TASK STATEMENT ▸ The lines to extract run from the start of the records through the line with "ax = fig.add_axes([0.135, 0.245, 0.8015, 0.583])", both ends included; drop the pictures.
· · · · ·
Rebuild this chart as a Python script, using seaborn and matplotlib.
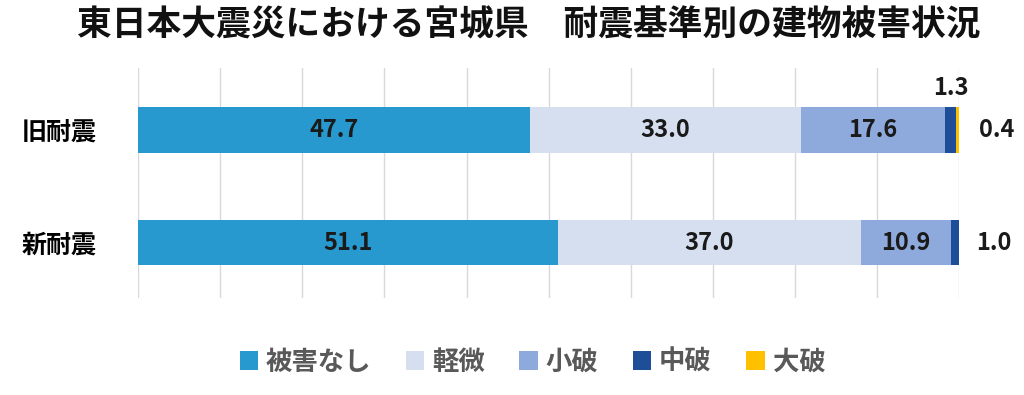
import numpy as np
import pandas as pd
import matplotlib
matplotlib.use("Agg")
import matplotlib.pyplot as plt
import seaborn as sns
from matplotlib.patches import Patch

# data
categories = ["旧耐震", "新耐震"]
series = ["被害なし", "軽微", "小破", "中破", "大破"]
higai_nashi = [47.7, 51.1]
keibi = [33.0, 37.0]
shoha = [17.6, 10.9]
chuha = [1.3, 1.0]
taiha = [0.4, 0.0]
colors = ["#2899CF", "#D6DFF0", "#8EA9DB", "#1F4E99", "#FFC000"]

sns.set_theme(style="white")
plt.rcParams["font.family"] = ["Noto Sans CJK JP", "DejaVu Sans"]

values = np.array([higai_nashi, keibi, shoha, chuha, taiha])
cum = values.cumsum(axis=0)

fig = plt.figure(figsize=(10.24, 3.95), dpi=100)
ax = fig.add_axes([0.135, 0.245, 0.8015, 0.583])

# stacked bars: draw cumulative totals from back to front
for i in range(len(series) - 1, -1, -1):
    df = pd.DataFrame({"cat": categories, "val": cum[i]})
    sns.barplot(data=df, x="val", y="cat", color=colors[i], width=0.4,
                saturation=1, ax=ax, linewidth=0)

ax.set_xlim(0, 100)
ax.set_ylim(1.49, -0.55)
ax.set_xticks(np.arange(0, 101, 10))
ax.xaxis.grid(True, color="#D9D9D9", linewidth=1)
ax.set_axisbelow(True)
ax.tick_params(axis="x", labelbottom=False, length=0)
ax.tick_params(axis="y", length=0, pad=30)
for lbl in ax.get_yticklabels():
    lbl.set_fontsize(18)
    lbl.set_fontweight("bold")
    lbl.set_color("#000000")
ax.set_xlabel("")
ax.set_ylabel("")
for s in ax.spines.values():
    s.set_visible(False)

lab = dict(fontsize=17, fontweight="bold", color="#1a1a1a",
           ha="center", va="center", clip_on=False)

# data labels
for j in range(len(categories)):
    for i in range(len(series)):
        v = values[i, j]
        if v >= 5:
            ax.text(cum[i, j] - v / 2, j, f"{v:.1f}", **lab)
# small segments labelled outside
ax.text(99.0, -0.37, f"{chuha[0]:.1f}", **lab)
ax.text(104.6, 0, f"{taiha[0]:.1f}", **lab)
ax.text(104.3, 1, f"{chuha[1]:.1f}", **lab)

fig.suptitle("東日本大震災における宮城県　耐震基準別の建物被害状況",
             x=0.516, y=0.98, fontsize=25, fontweight="bold", color="#111111")

handles = [Patch(facecolor=c, edgecolor="none") for c in colors]
leg = fig.legend(handles, series, loc="center", bbox_to_anchor=(0.52, 0.083),
                 ncol=5, frameon=False, handlelength=0.7, handleheight=0.7,
                 handletextpad=0.3, columnspacing=1.3,
                 prop={"size": 19, "weight": "bold"})
for t in leg.get_texts():
    t.set_color("#595959")

fig.savefig("out.png", dpi=100)
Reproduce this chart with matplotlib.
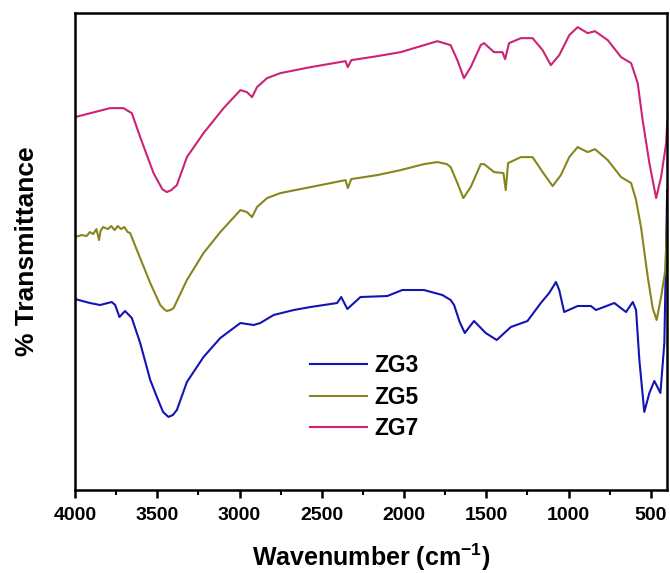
import matplotlib
matplotlib.use("Agg")
import matplotlib.pyplot as plt
from matplotlib.ticker import MultipleLocator, NullLocator

plt.rcParams['font.family'] = ['Liberation Sans', 'DejaVu Sans']
plt.rcParams['font.weight'] = 'bold'

# FTIR traces (wavenumber, offset transmittance)
zg3_wn = [4000, 3909, 3848, 3777, 3756, 3730, 3696, 3655, 3604, 3543, 3500, 3465,
          3432, 3405, 3381, 3320, 3219, 3117, 2995, 2914, 2874, 2793, 2671, 2569,
          2407, 2382, 2345, 2265, 2102, 2011, 1879, 1767, 1717, 1696, 1662, 1631,
          1575, 1504, 1437, 1351, 1250, 1169, 1118, 1077, 1057, 1027, 945, 864, 834,
          722, 651, 610, 590, 570, 540, 509, 479, 442, 418, 401]
zg3_t = [191, 187, 185, 188, 185, 173, 179, 172, 147, 110, 92, 78,
         73, 75, 80, 108, 133, 152, 167, 165, 167, 175, 180, 183,
         187, 193, 181, 193, 194, 200, 200, 195, 190, 185, 168, 157,
         169, 157, 150, 163, 169, 187, 197, 208, 200, 178, 184, 184, 180,
         187, 178, 188, 180, 130, 78, 97, 109, 97, 147, 300]

zg5_wn = [4000, 3960, 3930, 3910, 3890, 3870, 3854, 3845, 3830, 3800, 3780, 3760,
          3740, 3720, 3700, 3680, 3665, 3624, 3543, 3482, 3460, 3442, 3420, 3401,
          3320, 3219, 3117, 2995, 2955, 2924, 2894, 2833, 2752, 2569, 2356, 2342,
          2321, 2163, 2021, 1879, 1798, 1740, 1717, 1676, 1640, 1595, 1534, 1514,
          1453, 1396, 1382, 1368, 1290, 1219, 1158, 1097, 1047, 996, 945, 884, 840,
          762, 681, 620, 590, 560, 519, 489, 465, 438, 412, 400]
zg5_t = [253, 255, 254, 258, 256, 261, 250, 259, 263, 261, 264, 260,
         264, 261, 263, 258, 257, 240, 207, 185, 181, 179, 180, 182,
         210, 237, 258, 280, 278, 273, 283, 292, 297, 303, 310, 302,
         311, 315, 320, 326, 328, 326, 323, 307, 292, 303, 326, 326,
         318, 317, 300, 327, 333, 333, 318, 304, 315, 333, 343, 338, 341,
         330, 313, 307, 290, 263, 213, 182, 170, 193, 220, 277]

zg7_wn = [4000, 3787, 3706, 3655, 3604, 3523, 3470, 3442, 3415, 3381, 3320, 3219,
          3097, 2995, 2955, 2924, 2894, 2833, 2752, 2569, 2356, 2342, 2321, 2163,
          2021, 1899, 1798, 1757, 1717, 1676, 1636, 1595, 1534, 1514, 1453, 1402,
          1386, 1362, 1290, 1219, 1158, 1108, 1057, 996, 945, 884, 840, 762, 681,
          620, 580, 550, 509, 468, 438, 407, 400]
zg7_t = [373, 382, 382, 377, 353, 317, 301, 298, 300, 305, 333, 357,
         382, 400, 398, 393, 403, 412, 417, 423, 429, 423, 430, 434,
         438, 444, 449, 447, 445, 430, 412, 423, 445, 447, 438, 438,
         431, 447, 452, 452, 440, 425, 435, 455, 463, 457, 459, 450, 433,
         427, 407, 370, 327, 292, 313, 347, 370]

labels = ['ZG3', 'ZG5', 'ZG7']
colors = ['#1414b4', '#86861c', '#cc2277']

fig = plt.figure(figsize=(6.7, 5.73), dpi=100)
ax = fig.add_axes([0.112, 0.145, 0.884, 0.832])

ax.plot(zg3_wn, zg3_t, color=colors[0], lw=1.5, label=labels[0])
ax.plot(zg5_wn, zg5_t, color=colors[1], lw=1.5, label=labels[1])
ax.plot(zg7_wn, zg7_t, color=colors[2], lw=1.5, label=labels[2])

ax.set_xlim(4000, 400)
ax.set_ylim(0, 477)
ax.xaxis.set_major_locator(MultipleLocator(500))
ax.xaxis.set_minor_locator(MultipleLocator(250))
ax.yaxis.set_major_locator(NullLocator())
ax.tick_params(axis='x', which='major', direction='out', length=6, width=1.8,
               labelsize=14, pad=6, top=False)
ax.tick_params(axis='x', which='minor', direction='out', length=3.5, width=1.5, top=False)
for s in ax.spines.values():
    s.set_linewidth(1.8)

ax.set_xlabel('Wavenumber (cm$^{\\mathregular{-1}}$)', fontsize=18, fontweight='bold', labelpad=13)
ax.set_ylabel('% Transmittance', fontsize=19, fontweight='bold', labelpad=26)

leg = ax.legend(loc='upper left', bbox_to_anchor=(0.397, 0.285), frameon=False,
                fontsize=16.5, handlelength=2.5, handletextpad=0.3, labelspacing=0.38,
                borderpad=0, borderaxespad=0)
for t in leg.get_texts():
    t.set_fontweight('bold')

fig.savefig('out.png', dpi=100)
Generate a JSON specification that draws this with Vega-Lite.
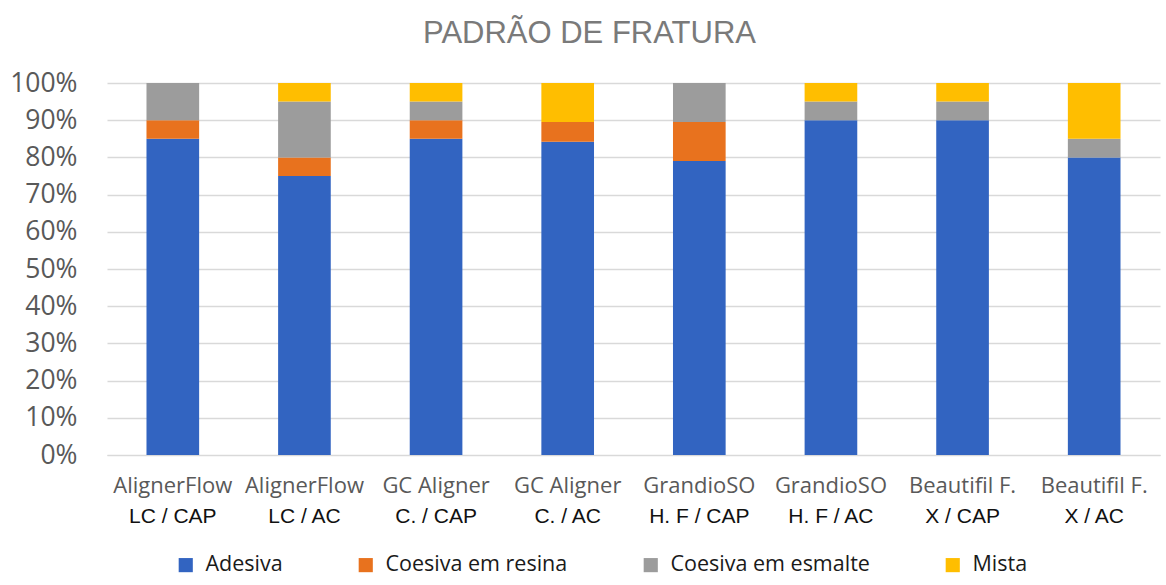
{
  "$schema": "https://vega.github.io/schema/vega-lite/v6.json",
  "width": 1053,
  "height": 372,
  "autosize": {"type": "none"},
  "padding": {"left": 107, "top": 83, "right": 6, "bottom": 130},
  "background": "white",
  "title": {
    "text": "PADRÃO DE FRATURA",
    "font": "Liberation Sans",
    "fontSize": 31,
    "fontWeight": "normal",
    "color": "#7a7a7a",
    "anchor": "middle",
    "dx": -44,
    "offset": 20
  },
  "data": {
    "values": [
      {"grupo": "AlignerFlow|LC / CAP", "tipo": "Adesiva", "ordem": 1, "valor": 0.85},
      {"grupo": "AlignerFlow|LC / CAP", "tipo": "Coesiva em resina", "ordem": 2, "valor": 0.05},
      {"grupo": "AlignerFlow|LC / CAP", "tipo": "Coesiva em esmalte", "ordem": 3, "valor": 0.10},
      {"grupo": "AlignerFlow|LC / CAP", "tipo": "Mista", "ordem": 4, "valor": 0.0},
      {"grupo": "AlignerFlow|LC / AC", "tipo": "Adesiva", "ordem": 1, "valor": 0.75},
      {"grupo": "AlignerFlow|LC / AC", "tipo": "Coesiva em resina", "ordem": 2, "valor": 0.05},
      {"grupo": "AlignerFlow|LC / AC", "tipo": "Coesiva em esmalte", "ordem": 3, "valor": 0.15},
      {"grupo": "AlignerFlow|LC / AC", "tipo": "Mista", "ordem": 4, "valor": 0.05},
      {"grupo": "GC Aligner|C. / CAP", "tipo": "Adesiva", "ordem": 1, "valor": 0.85},
      {"grupo": "GC Aligner|C. / CAP", "tipo": "Coesiva em resina", "ordem": 2, "valor": 0.05},
      {"grupo": "GC Aligner|C. / CAP", "tipo": "Coesiva em esmalte", "ordem": 3, "valor": 0.05},
      {"grupo": "GC Aligner|C. / CAP", "tipo": "Mista", "ordem": 4, "valor": 0.05},
      {"grupo": "GC Aligner|C. / AC", "tipo": "Adesiva", "ordem": 1, "valor": 0.842},
      {"grupo": "GC Aligner|C. / AC", "tipo": "Coesiva em resina", "ordem": 2, "valor": 0.053},
      {"grupo": "GC Aligner|C. / AC", "tipo": "Coesiva em esmalte", "ordem": 3, "valor": 0.0},
      {"grupo": "GC Aligner|C. / AC", "tipo": "Mista", "ordem": 4, "valor": 0.105},
      {"grupo": "GrandioSO|H. F / CAP", "tipo": "Adesiva", "ordem": 1, "valor": 0.79},
      {"grupo": "GrandioSO|H. F / CAP", "tipo": "Coesiva em resina", "ordem": 2, "valor": 0.105},
      {"grupo": "GrandioSO|H. F / CAP", "tipo": "Coesiva em esmalte", "ordem": 3, "valor": 0.105},
      {"grupo": "GrandioSO|H. F / CAP", "tipo": "Mista", "ordem": 4, "valor": 0.0},
      {"grupo": "GrandioSO|H. F / AC", "tipo": "Adesiva", "ordem": 1, "valor": 0.90},
      {"grupo": "GrandioSO|H. F / AC", "tipo": "Coesiva em resina", "ordem": 2, "valor": 0.0},
      {"grupo": "GrandioSO|H. F / AC", "tipo": "Coesiva em esmalte", "ordem": 3, "valor": 0.05},
      {"grupo": "GrandioSO|H. F / AC", "tipo": "Mista", "ordem": 4, "valor": 0.05},
      {"grupo": "Beautifil F.|X / CAP", "tipo": "Adesiva", "ordem": 1, "valor": 0.90},
      {"grupo": "Beautifil F.|X / CAP", "tipo": "Coesiva em resina", "ordem": 2, "valor": 0.0},
      {"grupo": "Beautifil F.|X / CAP", "tipo": "Coesiva em esmalte", "ordem": 3, "valor": 0.05},
      {"grupo": "Beautifil F.|X / CAP", "tipo": "Mista", "ordem": 4, "valor": 0.05},
      {"grupo": "Beautifil F.|X / AC", "tipo": "Adesiva", "ordem": 1, "valor": 0.80},
      {"grupo": "Beautifil F.|X / AC", "tipo": "Coesiva em resina", "ordem": 2, "valor": 0.0},
      {"grupo": "Beautifil F.|X / AC", "tipo": "Coesiva em esmalte", "ordem": 3, "valor": 0.05},
      {"grupo": "Beautifil F.|X / AC", "tipo": "Mista", "ordem": 4, "valor": 0.15}
    ]
  },
  "layer": [
    {
      "mark": {"type": "bar"},
      "encoding": {
        "x": {
          "field": "grupo",
          "type": "nominal",
          "sort": null,
          "scale": {"paddingInner": 0.6, "paddingOuter": 0.3},
          "axis": {
            "orient": "bottom",
            "title": null,
            "labelAngle": 0,
            "labelExpr": "split(datum.label, '|')[0]",
            "labelFont": "Open Sans",
            "labelFontSize": 22,
            "labelColor": "#595959",
            "labelPadding": 20,
            "labelLimit": 200,
            "labelOverlap": false,
            "ticks": false,
            "domain": true,
            "domainColor": "#d9d9d9",
            "grid": false
          }
        },
        "y": {
          "field": "valor",
          "type": "quantitative",
          "stack": true,
          "scale": {"domain": [0, 1]},
          "axis": {
            "title": null,
            "format": ".0%",
            "values": [0, 0.1, 0.2, 0.3, 0.4, 0.5, 0.6, 0.7, 0.8, 0.9, 1.0],
            "labelFont": "Open Sans",
            "labelFontSize": 26.5,
            "labelColor": "#595959",
            "labelPadding": 30,
            "ticks": false,
            "domain": false,
            "grid": true,
            "gridColor": "#d9d9d9",
            "gridWidth": 1.3
          }
        },
        "color": {
          "field": "tipo",
          "type": "nominal",
          "scale": {
            "domain": ["Adesiva", "Coesiva em resina", "Coesiva em esmalte", "Mista"],
            "range": ["#3264C1", "#E8721E", "#9C9C9C", "#FFBE00"]
          },
          "legend": {
            "title": null,
            "orient": "none",
            "legendX": 68,
            "legendY": 471,
            "direction": "horizontal",
            "symbolType": "square",
            "symbolSize": 200,
            "symbolStrokeWidth": 0,
            "labelFont": "Open Sans",
            "labelFontSize": 21.5,
            "labelColor": "#1a1a1a",
            "labelLimit": 400,
            "columnPadding": 72,
            "labelOffset": 9
          }
        },
        "order": {"field": "ordem", "type": "quantitative"}
      }
    },
    {
      "mark": {"type": "rule", "strokeOpacity": 0},
      "encoding": {
        "x": {
          "field": "grupo",
          "type": "nominal",
          "sort": null,
          "axis": {
            "orient": "bottom",
            "title": null,
            "labelAngle": 0,
            "labelExpr": "split(datum.label, '|')[1]",
            "labelFont": "Liberation Sans",
            "labelFontSize": 21,
            "labelColor": "#111111",
            "labelPadding": 50,
            "labelLimit": 200,
            "labelOverlap": false,
            "ticks": false,
            "domain": false,
            "grid": false
          }
        }
      }
    }
  ],
  "resolve": {"axis": {"x": "independent"}},
  "config": {"view": {"stroke": null}}
}
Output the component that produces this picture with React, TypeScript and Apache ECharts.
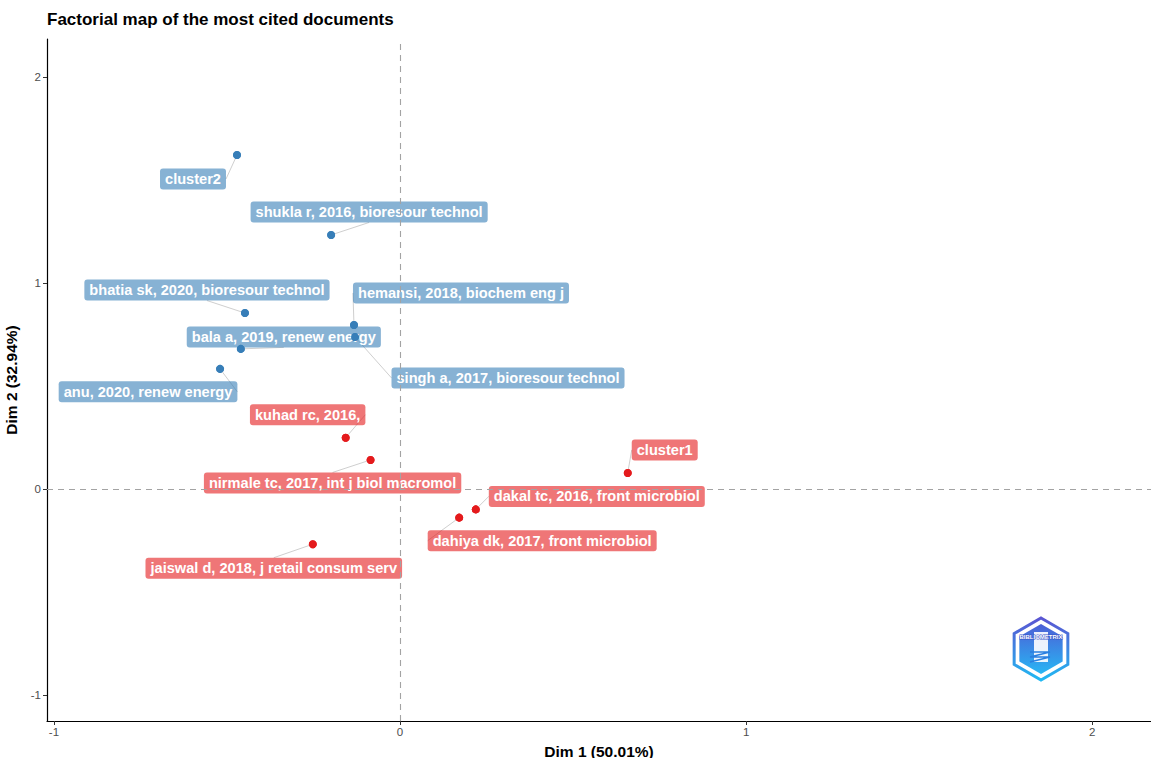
· · · · ·
ANSWER TO THE TASK ▸
Rebuild this chart as a Python script, using seaborn and matplotlib.
import numpy as np
import pandas as pd
import matplotlib
matplotlib.use("Agg")
import matplotlib.pyplot as plt
import seaborn as sns
from matplotlib.patches import Patch

# data
categories = ["旧耐震", "新耐震"]
series = ["被害なし", "軽微", "小破", "中破", "大破"]
higai_nashi = [47.7, 51.1]
keibi = [33.0, 37.0]
shoha = [17.6, 10.9]
chuha = [1.3, 1.0]
taiha = [0.4, 0.0]
colors = ["#2899CF", "#D6DFF0", "#8EA9DB", "#1F4E99", "#FFC000"]

sns.set_theme(style="white")
plt.rcParams["font.family"] = ["Noto Sans CJK JP", "DejaVu Sans"]

values = np.array([higai_nashi, keibi, shoha, chuha, taiha])
cum = values.cumsum(axis=0)

fig = plt.figure(figsize=(10.24, 3.95), dpi=100)
ax = fig.add_axes([0.135, 0.245, 0.8015, 0.583])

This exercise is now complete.